• [EXERCISE TASK]: Starting at the first line of the listing below, repeat each line exactly until the line containing "ax = fig.add_axes([0.15, 0.065, 0.806, 0.841])", which you include. Leave out pictures.

• [RAW DATA]:
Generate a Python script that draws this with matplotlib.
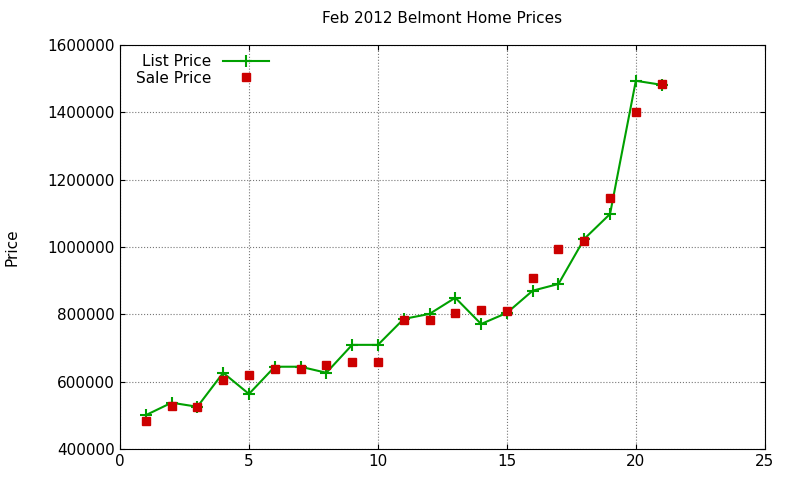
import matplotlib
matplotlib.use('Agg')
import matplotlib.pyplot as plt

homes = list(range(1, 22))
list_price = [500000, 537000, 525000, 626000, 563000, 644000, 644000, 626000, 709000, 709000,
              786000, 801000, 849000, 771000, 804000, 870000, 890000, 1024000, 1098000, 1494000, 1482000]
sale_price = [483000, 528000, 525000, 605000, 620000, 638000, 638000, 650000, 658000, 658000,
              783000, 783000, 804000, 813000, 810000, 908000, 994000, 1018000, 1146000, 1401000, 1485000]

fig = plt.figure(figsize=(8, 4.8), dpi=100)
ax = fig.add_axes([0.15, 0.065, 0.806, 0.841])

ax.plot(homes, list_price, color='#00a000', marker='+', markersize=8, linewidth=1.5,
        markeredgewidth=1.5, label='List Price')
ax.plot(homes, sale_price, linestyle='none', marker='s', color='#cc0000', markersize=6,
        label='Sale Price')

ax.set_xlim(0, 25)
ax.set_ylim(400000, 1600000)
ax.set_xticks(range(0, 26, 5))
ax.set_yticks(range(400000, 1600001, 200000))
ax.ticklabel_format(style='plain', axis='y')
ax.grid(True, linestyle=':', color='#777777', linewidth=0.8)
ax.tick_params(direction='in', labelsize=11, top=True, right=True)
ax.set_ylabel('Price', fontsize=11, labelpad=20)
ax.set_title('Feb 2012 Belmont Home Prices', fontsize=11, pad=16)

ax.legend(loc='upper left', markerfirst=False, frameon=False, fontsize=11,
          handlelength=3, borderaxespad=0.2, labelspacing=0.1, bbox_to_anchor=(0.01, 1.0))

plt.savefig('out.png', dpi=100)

• [TASK RESULT]:
Generate a Python script that draws this with matplotlib.
import matplotlib
matplotlib.use('Agg')
import matplotlib.pyplot as plt

homes = list(range(1, 22))
list_price = [500000, 537000, 525000, 626000, 563000, 644000, 644000, 626000, 709000, 709000,
              786000, 801000, 849000, 771000, 804000, 870000, 890000, 1024000, 1098000, 1494000, 1482000]
sale_price = [483000, 528000, 525000, 605000, 620000, 638000, 638000, 650000, 658000, 658000,
              783000, 783000, 804000, 813000, 810000, 908000, 994000, 1018000, 1146000, 1401000, 1485000]

fig = plt.figure(figsize=(8, 4.8), dpi=100)
ax = fig.add_axes([0.15, 0.065, 0.806, 0.841])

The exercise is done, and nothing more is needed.